Tuesday, August 03, 2004

I haven't actually written much in the way of substance lately. I guess the only reason for that is my hectic schedule, my two week tropical vacation and the fact that I have talked it all out of me. Yes, talked intelligently and at length with the one, the only, the nearly married Mr.Paramour. (I told you this was getting interesting.) He got mad at me today because I lied to my mom about being out with him. (She says I don't know what I'm getting myself into- obviously not because I didn't know I was getting into anything...) I got mad at him because he lied to his fiance about being out with me today.

"I told her I'm not taking any more of her shit, I'ma tell her straight up, yeah I'm hangin out with her and what, y'namean?-- hol' up Hallo?... Yeah baby I miss you too.... uh-huh... nah baby I'm at the pool ... oh you just talkin to my dumbass, huh? (verbatim, I swear!) oh you gonna call you other boyfriend huh?... yeah, she here...."

What the hell is that, do tell? "Don't care about what they say, I don't listen to her, I just tell her "yeah babe I am gonna talk to Louise, what about it"MY ARSE. "Don't let what my psycho no good girlfriend has to say baout you or to you get to you, but let me lie to her so she don'tknow I'm hanging out with you" I HATE THIS. I HATE HIM TELLING ME EVERYTHING. I HATE BEING FRIENDS WITH HIM. I HATE THAT HE'S WITH HER. I HATE THAT SHE'S SUCH A DOG. I just generally hate this situation.
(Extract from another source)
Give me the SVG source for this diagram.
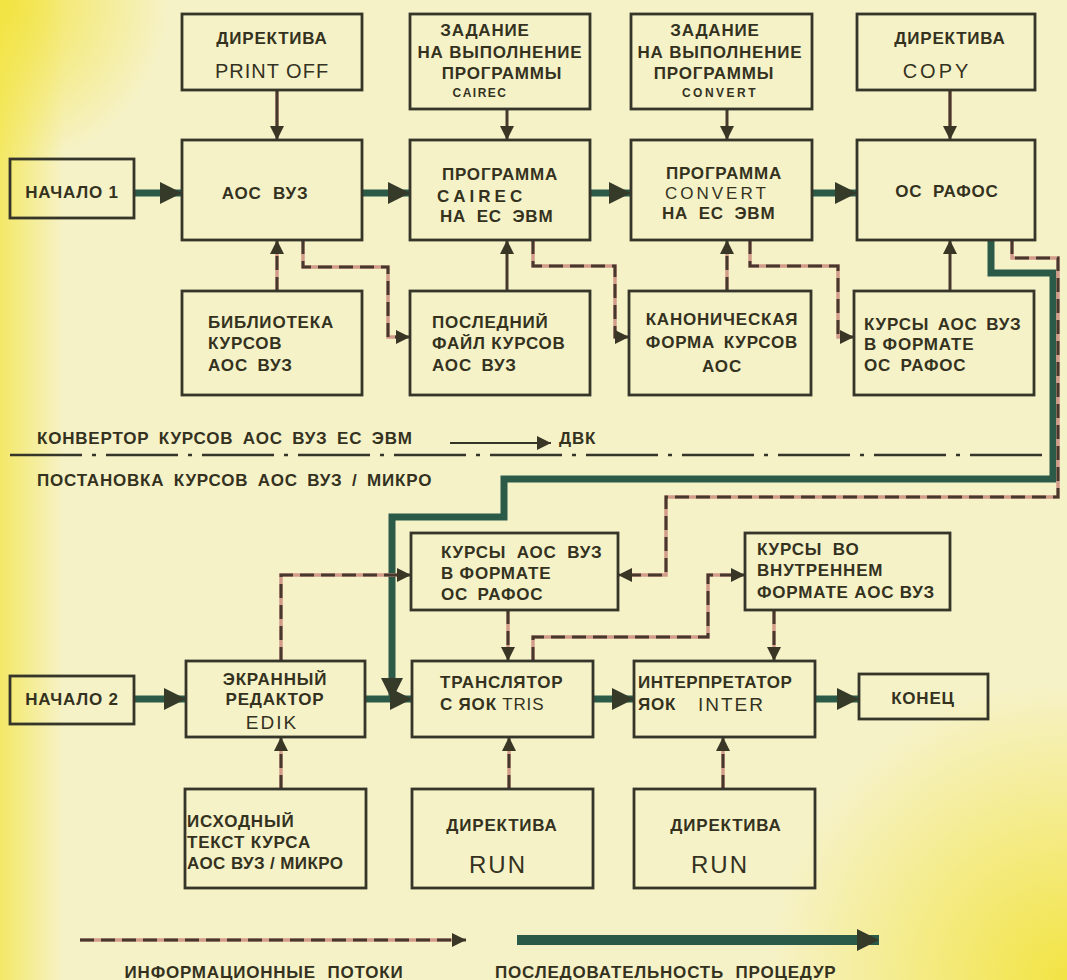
<svg xmlns="http://www.w3.org/2000/svg" width="1067" height="980" viewBox="0 0 1067 980">
<defs>
<linearGradient id="lg" x1="0" y1="0" x2="1" y2="0">
<stop offset="0" stop-color="#f3e64e" stop-opacity="0.8"/>
<stop offset="0.06" stop-color="#f3e64e" stop-opacity="0"/>
</linearGradient>
<radialGradient id="rg" cx="1067" cy="980" r="300" gradientUnits="userSpaceOnUse">
<stop offset="0" stop-color="#f2e33c" stop-opacity="0.95"/>
<stop offset="1" stop-color="#f2e33c" stop-opacity="0"/>
</radialGradient>
<radialGradient id="rg2" cx="0" cy="0" r="170" gradientUnits="userSpaceOnUse">
<stop offset="0" stop-color="#f2e33c" stop-opacity="0.9"/>
<stop offset="1" stop-color="#f2e33c" stop-opacity="0"/>
</radialGradient>
<marker id="ai" markerUnits="userSpaceOnUse" markerWidth="14" markerHeight="14" refX="14" refY="7" orient="auto">
<path d="M0,0 L14,7 L0,14 z" fill="#3a3626"/>
</marker>
<marker id="ap" markerUnits="userSpaceOnUse" markerWidth="22" markerHeight="22" refX="22" refY="11" orient="auto">
<path d="M0,0 L22,11 L0,22 z" fill="#363a28"/>
</marker>
<style>
.box{fill:none;stroke:#36352a;stroke-width:2.8}
.t{font-family:"Liberation Sans",Arial,sans-serif;font-weight:bold;font-size:17px;letter-spacing:0.8px;fill:#34321f}
.m{text-anchor:middle}
.lat{font-weight:normal}
.ib{fill:none;stroke:#d39c8a;stroke-width:3.5}
.id{fill:none;stroke:#46382d;stroke-width:3;stroke-dasharray:14 7}
.is{fill:none;stroke:#46382d;stroke-width:3}
.pr{fill:none;stroke:#2b5a48;stroke-width:7}
</style>
</defs>
<rect x="0" y="0" width="1067" height="980" fill="#f6f2c8"/>
<rect x="0" y="0" width="1067" height="980" fill="url(#lg)"/>
<rect x="0" y="0" width="1067" height="980" fill="url(#rg)"/>
<rect x="0" y="0" width="1067" height="980" fill="url(#rg2)"/>

<g id="connectors">
<line class="pr" x1="134" y1="193" x2="182" y2="193" marker-end="url(#ap)"/>
<line class="pr" x1="362" y1="193" x2="410" y2="193" marker-end="url(#ap)"/>
<line class="pr" x1="590" y1="193" x2="631" y2="193" marker-end="url(#ap)"/>
<line class="pr" x1="812" y1="193" x2="857" y2="193" marker-end="url(#ap)"/>
<polyline class="pr" points="991,240 991,273 1053,273 1053,479 504,479 504,517 392,517 392,700" marker-end="url(#ap)"/>
<line class="pr" x1="134" y1="699" x2="186" y2="699" marker-end="url(#ap)"/>
<line class="pr" x1="365" y1="699" x2="412" y2="699" marker-end="url(#ap)"/>
<line class="pr" x1="593" y1="699" x2="634" y2="699" marker-end="url(#ap)"/>
<line class="pr" x1="815" y1="699" x2="859" y2="699" marker-end="url(#ap)"/>

<g>
<line class="ib" x1="277" y1="90" x2="277" y2="128"/>
<line class="is" x1="277" y1="90" x2="277" y2="140" marker-end="url(#ai)"/>
<line class="is" x1="507" y1="109" x2="507" y2="140" marker-end="url(#ai)"/>
<line class="is" x1="727" y1="109" x2="727" y2="140" marker-end="url(#ai)"/>
<line class="ib" x1="950" y1="90" x2="950" y2="128"/>
<line class="is" x1="950" y1="90" x2="950" y2="140" marker-end="url(#ai)"/>

<line class="ib" x1="277" y1="291" x2="277" y2="252"/>
<line class="id" x1="277" y1="291" x2="277" y2="240" marker-end="url(#ai)"/>
<polyline class="ib" points="303,240 303,267 388,267 388,337 398,337"/>
<polyline class="id" points="303,240 303,267 388,267 388,337 410,337" marker-end="url(#ai)"/>
<line class="is" x1="507" y1="291" x2="507" y2="240" marker-end="url(#ai)"/>
<polyline class="ib" points="533,240 533,266 615,266 615,337 620,337"/>
<polyline class="id" points="533,240 533,266 615,266 615,337 629,337" marker-end="url(#ai)"/>
<line class="ib" x1="727" y1="291" x2="727" y2="252"/>
<line class="id" x1="727" y1="291" x2="727" y2="240" marker-end="url(#ai)"/>
<polyline class="ib" points="750,240 750,266 838,266 838,337 845,337"/>
<polyline class="id" points="750,240 750,266 838,266 838,337 854,337" marker-end="url(#ai)"/>
<line class="is" x1="950" y1="291" x2="950" y2="240" marker-end="url(#ai)"/>

<polyline class="ib" points="1012,240 1012,258 1058,258 1058,497 666,497 666,575 630,575"/>
<polyline class="id" points="1012,240 1012,258 1058,258 1058,497 666,497 666,575 618,575" marker-end="url(#ai)"/>

<polyline class="ib" points="281,661 281,575 400,575"/>
<polyline class="id" points="281,661 281,575 411,575" marker-end="url(#ai)"/>
<line class="ib" x1="508" y1="610" x2="508" y2="648"/>
<line class="id" x1="508" y1="610" x2="508" y2="661" marker-end="url(#ai)"/>
<polyline class="ib" points="533,661 533,637 708,637 708,575 735,575"/>
<polyline class="id" points="533,661 533,637 708,637 708,575 745,575" marker-end="url(#ai)"/>
<line class="ib" x1="774" y1="610" x2="774" y2="648"/>
<line class="id" x1="774" y1="610" x2="774" y2="661" marker-end="url(#ai)"/>

<line class="ib" x1="281" y1="789" x2="281" y2="750"/>
<line class="id" x1="281" y1="789" x2="281" y2="737" marker-end="url(#ai)"/>
<line class="ib" x1="509" y1="789" x2="509" y2="750"/>
<line class="id" x1="509" y1="789" x2="509" y2="737" marker-end="url(#ai)"/>
<line class="ib" x1="723" y1="789" x2="723" y2="750"/>
<line class="id" x1="723" y1="789" x2="723" y2="737" marker-end="url(#ai)"/>
</g>
</g>

<g id="divider">
<line x1="10" y1="455" x2="1046" y2="455" stroke="#36352a" stroke-width="2.5" stroke-dasharray="72 10 4 10"/>
<text class="t" x="37" y="444" word-spacing="4">КОНВЕРТОР КУРСОВ АОС ВУЗ ЕС ЭВМ</text>
<line x1="450" y1="443" x2="551" y2="443" stroke="#36352a" stroke-width="2" marker-end="url(#ai)"/>
<text class="t" x="559" y="444">ДВК</text>
<text class="t" x="37" y="486" word-spacing="4">ПОСТАНОВКА КУРСОВ АОС ВУЗ / МИКРО</text>
</g>

<g id="n-d1"><rect class="box" x="182" y="14" width="180" height="76"/>
<text class="t m" x="272" y="44">ДИРЕКТИВА</text>
<text class="t m lat" x="272" y="78" style="font-size:20px;letter-spacing:1px">PRINT OFF</text></g>

<g id="n-z1"><rect class="box" x="410" y="14" width="180" height="95"/>
<text class="t m" x="485" y="36">ЗАДАНИЕ</text>
<text class="t m" x="500" y="58">НА ВЫПОЛНЕНИЕ</text>
<text class="t m" x="502" y="79">ПРОГРАММЫ</text>
<text class="t m" x="480" y="97" style="font-size:12px;letter-spacing:1.5px">CAIREC</text></g>

<g id="n-z2"><rect class="box" x="631" y="14" width="181" height="95"/>
<text class="t m" x="715" y="36">ЗАДАНИЕ</text>
<text class="t m" x="720" y="58">НА ВЫПОЛНЕНИЕ</text>
<text class="t m" x="714" y="79">ПРОГРАММЫ</text>
<text class="t m" x="720" y="97" style="font-size:12px;letter-spacing:2.5px">CONVERT</text></g>

<g id="n-d2"><rect class="box" x="857" y="14" width="178" height="76"/>
<text class="t m" x="950" y="44">ДИРЕКТИВА</text>
<text class="t m lat" x="937" y="78" style="font-size:20px;letter-spacing:3px">COPY</text></g>

<g id="n-start1"><rect class="box" x="10" y="159" width="124" height="59"/>
<text class="t m" x="72" y="198">НАЧАЛО 1</text></g>

<g id="n-aos"><rect class="box" x="182" y="140" width="180" height="100"/>
<text class="t m" x="265" y="199" word-spacing="6">АОС ВУЗ</text></g>

<g id="n-p1"><rect class="box" x="410" y="140" width="180" height="100"/>
<text class="t m" x="500" y="180">ПРОГРАММА</text>
<text class="t" x="437" y="202" style="font-size:17px;letter-spacing:4px">CAIREC</text>
<text class="t" x="440" y="222" word-spacing="5">НА ЕС ЭВМ</text></g>

<g id="n-p2"><rect class="box" x="631" y="140" width="181" height="100"/>
<text class="t m" x="724" y="179">ПРОГРАММА</text>
<text class="t lat" x="665" y="199" style="font-size:17px;letter-spacing:3px">CONVERT</text>
<text class="t" x="662" y="219" word-spacing="5">НА ЕС ЭВМ</text></g>

<g id="n-rafos"><rect class="box" x="857" y="140" width="178" height="100"/>
<text class="t m" x="947" y="197" word-spacing="5">ОС РАФОС</text></g>

<g id="n-lib"><rect class="box" x="182" y="291" width="180" height="104"/>
<text class="t" x="208" y="328">БИБЛИОТЕКА</text>
<text class="t" x="208" y="349">КУРСОВ</text>
<text class="t" x="208" y="371" word-spacing="4">АОС ВУЗ</text></g>

<g id="n-last"><rect class="box" x="410" y="291" width="180" height="104"/>
<text class="t" x="432" y="328">ПОСЛЕДНИЙ</text>
<text class="t" x="432" y="349">ФАЙЛ КУРСОВ</text>
<text class="t" x="432" y="371" word-spacing="4">АОС ВУЗ</text></g>

<g id="n-canon"><rect class="box" x="629" y="291" width="182" height="104"/>
<text class="t m" x="722" y="325">КАНОНИЧЕСКАЯ</text>
<text class="t m" x="722" y="348" word-spacing="3">ФОРМА КУРСОВ</text>
<text class="t m" x="722" y="372">АОС</text></g>

<g id="n-kr"><rect class="box" x="854" y="291" width="180" height="104"/>
<text class="t" x="864" y="330" word-spacing="3">КУРСЫ АОС ВУЗ</text>
<text class="t" x="864" y="350">В ФОРМАТЕ</text>
<text class="t" x="864" y="371" word-spacing="4">ОС РАФОС</text></g>

<g id="n-kr2"><rect class="box" x="411" y="533" width="207" height="77"/>
<text class="t" x="441" y="558" word-spacing="5">КУРСЫ АОС ВУЗ</text>
<text class="t" x="441" y="579">В ФОРМАТЕ</text>
<text class="t" x="441" y="600" word-spacing="4">ОС РАФОС</text></g>

<g id="n-kv"><rect class="box" x="745" y="533" width="205" height="77"/>
<text class="t" x="757" y="555" word-spacing="5">КУРСЫ ВО</text>
<text class="t" x="757" y="576">ВНУТРЕННЕМ</text>
<text class="t" x="757" y="598">ФОРМАТЕ АОС ВУЗ</text></g>

<g id="n-start2"><rect class="box" x="10" y="676" width="124" height="48"/>
<text class="t m" x="72" y="705">НАЧАЛО 2</text></g>

<g id="n-edik"><rect class="box" x="186" y="661" width="179" height="76"/>
<text class="t m" x="275" y="685">ЭКРАННЫЙ</text>
<text class="t m" x="275" y="705">РЕДАКТОР</text>
<text class="t m lat" x="272" y="729" style="font-size:19px;letter-spacing:2px">EDIK</text></g>

<g id="n-tris"><rect class="box" x="412" y="661" width="181" height="76"/>
<text class="t" x="440" y="688">ТРАНСЛЯТОР</text>
<text class="t" x="440" y="710">С ЯОК <tspan class="lat" style="font-size:17px">TRIS</tspan></text></g>

<g id="n-inter"><rect class="box" x="634" y="661" width="181" height="76"/>
<text class="t" x="638" y="688" style="letter-spacing:0.5px">ИНТЕРПРЕТАТОР</text>
<text class="t" x="638" y="710">ЯОК</text>
<text class="t lat" x="698" y="711" style="font-size:19px;letter-spacing:2px">INTER</text></g>

<g id="n-end"><rect class="box" x="859" y="674" width="129" height="45"/>
<text class="t m" x="923" y="704">КОНЕЦ</text></g>

<g id="n-src"><rect class="box" x="185" y="789" width="181" height="99"/>
<text class="t" x="187" y="827">ИСХОДНЫЙ</text>
<text class="t" x="187" y="848">ТЕКСТ КУРСА</text>
<text class="t" x="187" y="869" style="letter-spacing:0.4px">АОС ВУЗ / МИКРО</text></g>

<g id="n-run1"><rect class="box" x="412" y="789" width="181" height="99"/>
<text class="t m" x="502" y="831">ДИРЕКТИВА</text>
<text class="t m lat" x="498" y="873" style="font-size:24px;letter-spacing:2px">RUN</text></g>

<g id="n-run2"><rect class="box" x="634" y="789" width="181" height="99"/>
<text class="t m" x="726" y="831">ДИРЕКТИВА</text>
<text class="t m lat" x="720" y="873" style="font-size:24px;letter-spacing:2px">RUN</text></g>

<g id="legend">
<line class="ib" x1="80" y1="940" x2="452" y2="940"/>
<line class="id" x1="80" y1="940" x2="466" y2="940" marker-end="url(#ai)"/>
<line x1="517" y1="940" x2="879" y2="940" stroke="#2b5a48" stroke-width="10" marker-end="url(#ap)"/>
<text class="t m" x="264" y="978" word-spacing="6">ИНФОРМАЦИОННЫЕ ПОТОКИ</text>
<text class="t" x="495" y="978" word-spacing="6">ПОСЛЕДОВАТЕЛЬНОСТЬ ПРОЦЕДУР</text>
</g>
</svg>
Her family doesn't like him, his doesn't like her, HE doesn't love her, She tries to control every breath he takes.... WHAT THE HELL IS WRONG WITH ADULTS? I swear i wish I could just be married and not ever even have the chance to get this involved in someone else's relationship.
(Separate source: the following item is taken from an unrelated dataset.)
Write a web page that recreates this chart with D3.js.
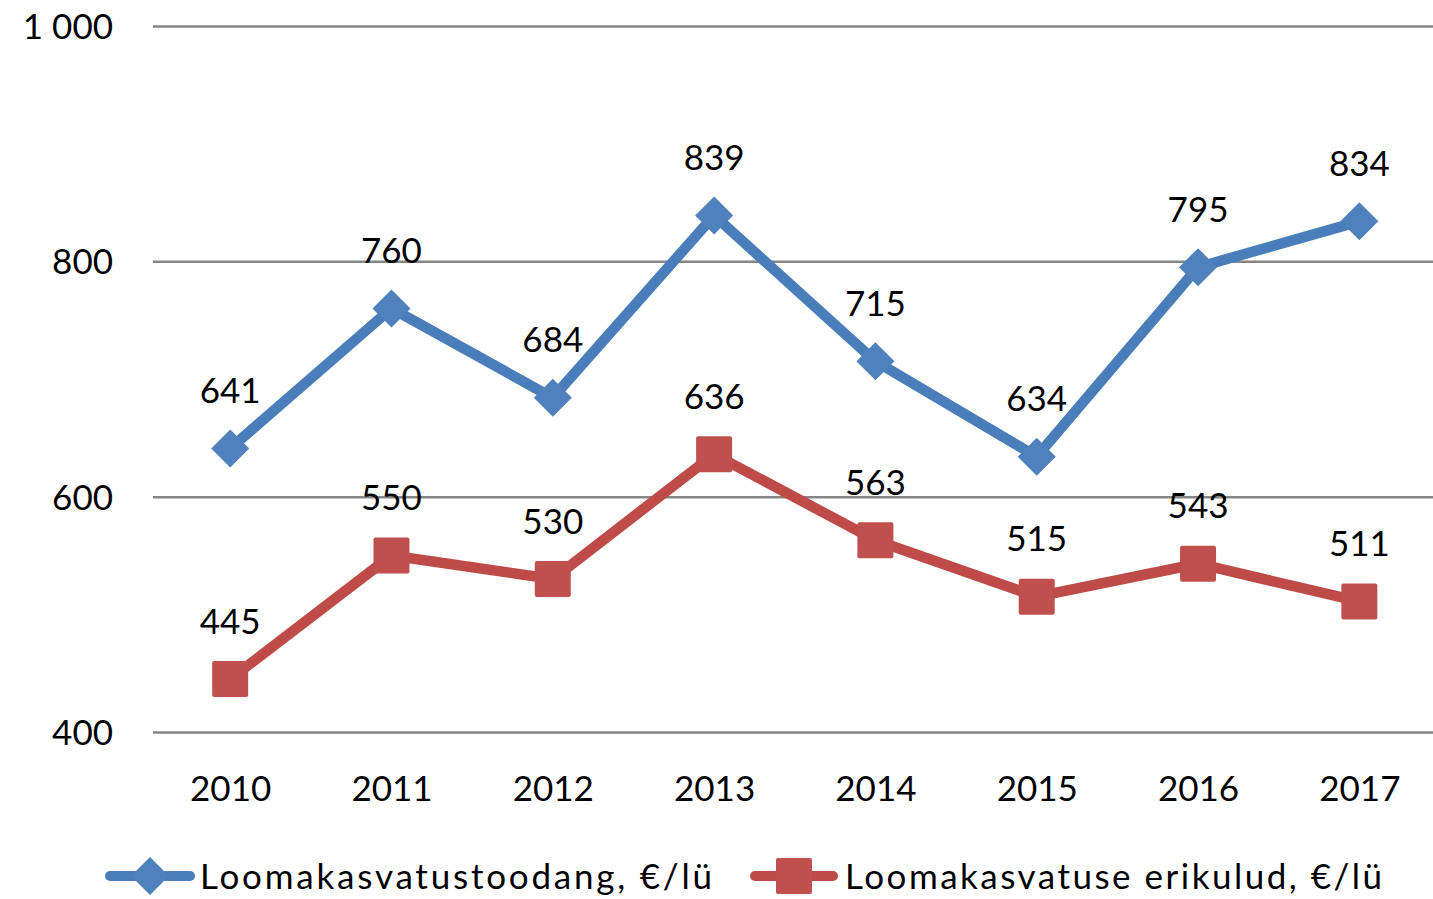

Oh yeah and guess who the cat drug in for kelly's wedding saturday all the way from sunny Texas? Mr.Mr. Mr. "I'm too old for you but I'll be friends with you no matter what they say untill it bugs me and then I'll just treat you like something my dog ate and threw up on my carpet" came up for a nice little visit...

"wow, I haven't talked to you in a while, a guess since even before I left... yeah sorry about that... well I hear you're doing well... yeah yeah I'm fine..."

WHY DID HE HAVE TO LOOK AT ME LIKE THAT? I always fell for those sad lonely littlle puppy eyes. DAMN HIM AND HIS EYES! Lookin' at me like that getting me all worked up inside like things weren't ridiculous when he left. Looking at me like he didn't break my heart and make me cry unneccesarily when he listened to every words they said and just turned everything off to me. Looking at me like he didn't give up on our friendship just as easily as he packed up and moved on home with barley a word. Damn him so swooping back in here like that with those eyes.... :(

Oh well...

Mr.Hampster is finally leaving. I haven't talked to him since graduation when, oh yes, he called me a whore infront of everyone on stage at rehersal... I am so glad now that he's leaving. I'm sad that he's a self-centered, pig-headed, unfeeling, low-life, uptight, self-righteous, incestueous dog and that's why we'll never be together. But I think him leaving will be okay. Good even.

But, with college season approaching, many more departures will also inevitably insue. Miss.Loquacious, who I have managed not to kill yet even after all we've been through, is leaving. As is previously unmentioned Cowgirl. (yes, like ye-haw- she's going to school to become a horse TRADER, not TRAINER, mind you)

What ever shall I do all alone and alonely?
1 Samuel 20:42 to all I know and knew.